Core i7 2600K 69% faster than Zambezi-FX according to TrueCrypt benchmark leaked

That benchmark graph doesn't even reference zambezi. The only AMD processors I see on there are the Phenom II X6 1100T and Phenom II X4 970. Everything else is intel. Even if you reference the AMD slide, it says greater than 2x of the 1100T, which is not specific at all, this still doesn't say that much. For all you know, it could be 2.98x faster, but they can't say more than 3x if they want to stick to integers.

I suppose they did list a >1600 number on the bottom of the slide :/
 
I think the real question is what do you think about this?
 
Full configuration at end of deck. So which fx processor was it? Also that's a specialized instruction set that's accelerated so it could be contrary to overall performance. These leaked slides really don't tell much unfortunately.
 
Truecrypt 7 is utilizing the I5 and I7's AES-NI instruction set that greatly boosts performance for the cpus that support it.

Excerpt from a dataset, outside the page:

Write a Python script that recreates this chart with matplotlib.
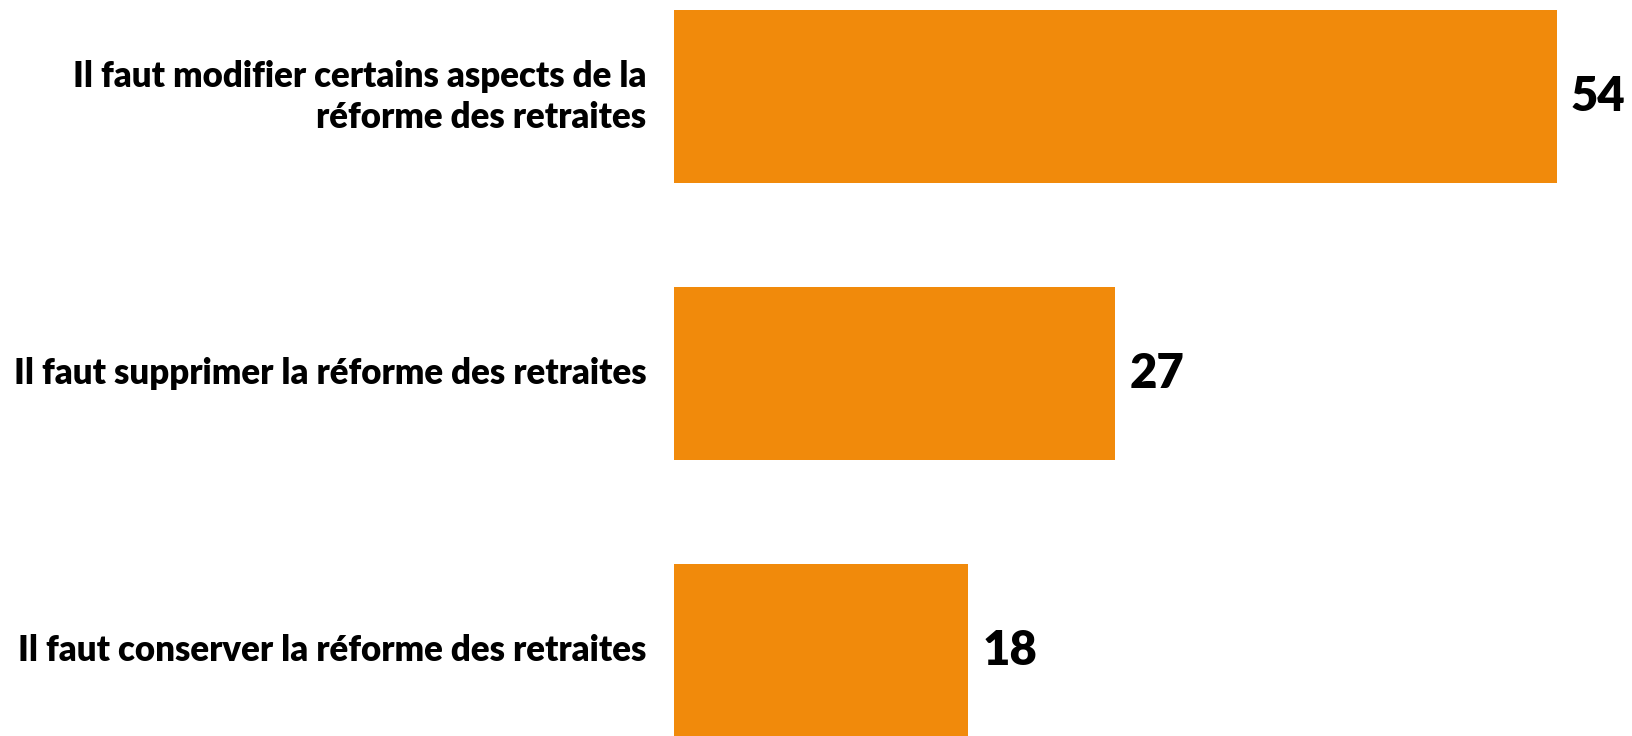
import matplotlib.pyplot as plt

labels = ['Il faut modifier certains aspects de la\nréforme des retraites',
          'Il faut supprimer la réforme des retraites',
          'Il faut conserver la réforme des retraites']
values = [54, 27, 18]

plt.rcParams['font.family'] = ['Lato', 'DejaVu Sans']

fig = plt.figure(figsize=(16.32, 7.36), dpi=100)
ax = fig.add_axes([674 / 1632, 0, 1 - 674 / 1632, 1])

pos = list(range(len(values)))
ax.barh(pos, values, height=0.623, color='#F18A0B')
ax.set_xlim(0, 58.6)
ax.set_ylim(2.308, -0.349)

for p, v, lab in zip(pos, values, labels):
    ax.annotate(str(v), (v, p), xytext=(10, 0), textcoords='offset points',
                ha='left', va='center', fontsize=34, fontweight='heavy', color='black')
    ax.annotate(lab, (0, p), xytext=(-20, 0), textcoords='offset points',
                ha='right', va='center', ma='right', fontsize=25, fontweight='heavy',
                color='black', linespacing=1.3, annotation_clip=False)

ax.axis('off')
fig.savefig('out.png', dpi=100)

Since the I5 and I7 are supporting hardware encryption/decryption and the AMD isn't, its a pretty terrible comparison.
 
Full configuration at end of deck. So which fx processor was it? Also that's a specialized instruction set that's accelerated so it could be contrary to overall performance. These leaked slides really don't tell much unfortunately.
Yeah that also came to mind.
 
Truecrypt 7 is utilizing the I5 and I7's AES-NI instruction set that greatly boosts performance for the cpus that support it.

Since the I5 and I7 are supporting hardware encryption/decryption and the AMD isn't, its a pretty terrible comparison.

fwiw, I believe BD will support AES-NI
 
I think it looks very similar to many synthetic benches that look great, and make consumers want to purchase, but in the end will only benefit a very small percentage of the users. Not saying it is not impressive, but in my opinion it is a bit pointless for an "all around bench".

We will see what is to come, and everyone has their own application for their computer so it all matters on how you use your computer.

Interested :
Shawn
 
It simply shows BD's implementation of the AES-NI is suboptimal compared with SB.
But I find it distressing for AMD to show such a lousy benchmark, BD must be doing poorly if they didn't have anything better to show.
 
Let's see how they repeatedly compair on actual physical compairson in real world bench marks. This is bogas as the AMD chip is not officially out and any "leaked" benchmark is utter bullshit. They only release downgraded chips for developers at this point to sandbag.
 
">1600" MB/s on FX, versus 2700 MB/s on an i7? If this was some random incidental thing I wouldn't care, but the fact that AMD's slide is sort-of bragging about it seems like a bad sign.
 
I am making my prediction here, and it's not trolling because I love AMD just as much as INTEL and loved my Opteron, but I predict that AMD will pull ahead in one or two specialized benches, but basically take a at least a 20% beating in everything else. This new FX is going to be as disappointing perf wise as Duke Forever is gaming wise imo.

But I could be wrong and if it's faster I will bump this in congratulations and say I was wrong.
 
I am making my prediction here, and it's not trolling because I love AMD just as much as INTEL and loved my Opteron, but I predict that AMD will pull ahead in one or two specialized benches, but basically take a at least a 20% beating in everything else. This new FX is going to be as disappointing perf wise as Duke Forever is gaming wise imo.

But I could be wrong and if it's faster I will bump this in congratulations and say I was wrong.

I'm also going to make a prediction and say BD will not dissapoint. It's based on as much factual info as any prediction about BD performance which is none.
 
I dont care if it beats all the SB chips, if it maintains the trend of the last 3 years of 90% performance for 75% of the cost I'll still buy it, and still recommend it. Im not an AMD supplier because they are slower but because they offer the better price/performance and if this holds true ill stick with being an AMD supplier
 
">1600" MB/s on FX, versus 2700 MB/s on an i7? If this was some random incidental thing I wouldn't care, but the fact that AMD's slide is sort-of bragging about it seems like a bad sign.

The bigger question is, how does it affect real world performance? I am just wondering if this is something like pcie x8 or x16 where the difference is minimal at best.
 
What do you guys think about this?
Nothing much. :p There are not too many applications limited by AES encryption speed. Obviously that only becomes a problem where performance might be limited by AES encryption speed and BD would be at a disadvantage.

For the vast majority of desktop/laptop users, the difference in performance is insignificant, if it's even used at all.